As the rising number of Covid-19 cases has prompted the National Command and Operation Centre (NCOC) to recommend mask-wearing in crowded places, the Punjab health minister has blamed the uptick on political activities, especially in Lahore, the Pakistan Super League (PSL) and other cultural activities.

Talking to Dawn, Dr Javed Akram also insisted that pandemic fatigue — an expected and natural response to a prolonged public health crisis — and variation in the coronavirus were also responsible for more cases, as the efficacy of current vaccines has dropped to around 60pc from 90pc previously.

Data released by the NCOC on Saturday morning showed that 109 people were infected by the coronavirus and the national positivity was 2.05pc over the last 24 hours. As many as 14 patients were in critical condition.

Earlier this week, the centre recommended wearing of masks in crowded and tightly enclosed places and healthcare facilities.

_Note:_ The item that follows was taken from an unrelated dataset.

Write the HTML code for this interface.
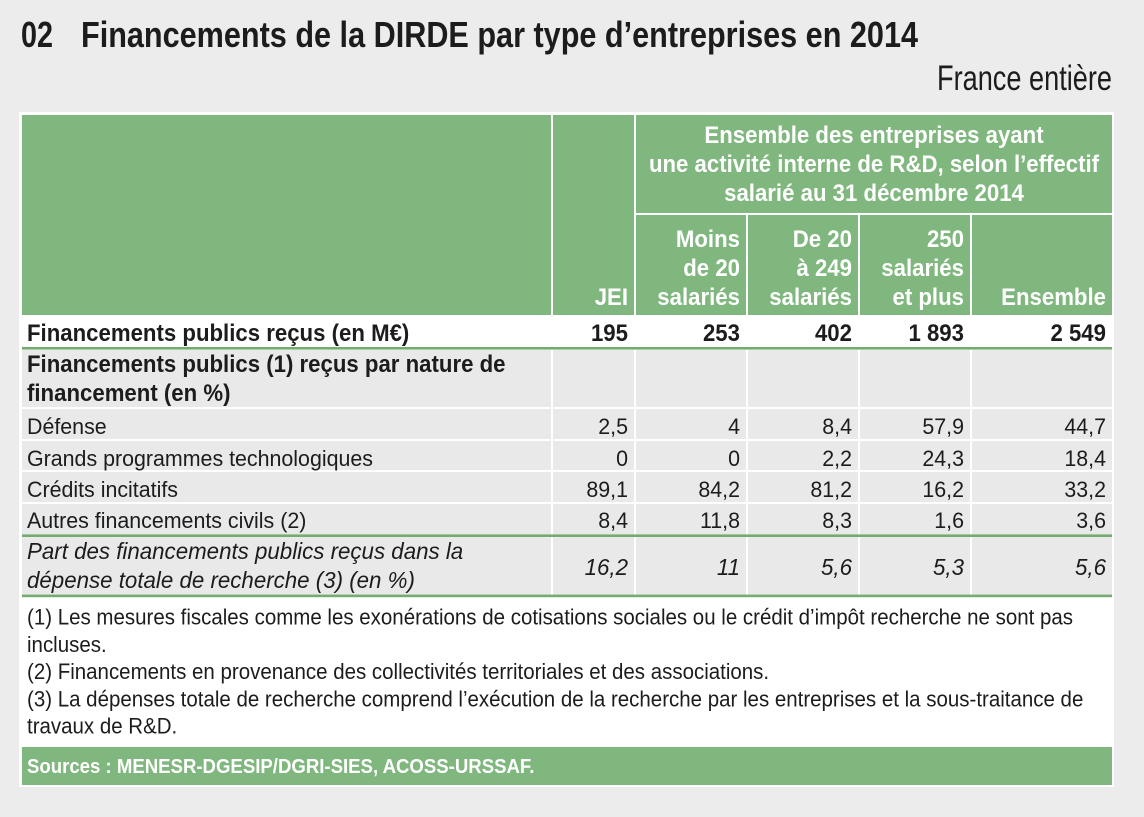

The guidelines were issued for a period of up to April 30, keeping in view the current Covid-19 trend in the country.

Dr Akram told Dawn that the Omicron variant of Covid-19 had changed itself and converted into XBB 1.5, BQ 1.1 and BQ 1, leading to a surge in cases across the world.

“Moreover, we are still using the same vaccine, which was prepared against the initial virus. With the passage of time, the virus has changed itself and the vaccine is now just 60pc effective against it. Pfizer and Moderna have introduced bivalent vaccines, but they are not available in Pakistan,” he said.

“Most people were inoculated over six months ago so their immunity level has also dropped. The nation is also facing pandemic fatigue due to which they don’t take precautionary measures,” he said.

Dr Akram suggested that citizens should wear masks and try to avoid crowded places.

“Unfortunately, political activities, especially in Lahore, have also contributed to Covid-19 cases. On the other hand, the PSL and other social gatherings are some other reasons behind the virus spread,” he said.

He said the present vaccines were less effective against new variants of the virus, but it was not confirmed if the virulence of the virus had increased or not.

Besides, Dr Akram said, several people in Pakistan had diabetes and high blood pressure, which made them more vulnerable to the virus. “I would suggest people get themselves inoculated if they have not got a booster or vaccine for the last six months,” he said.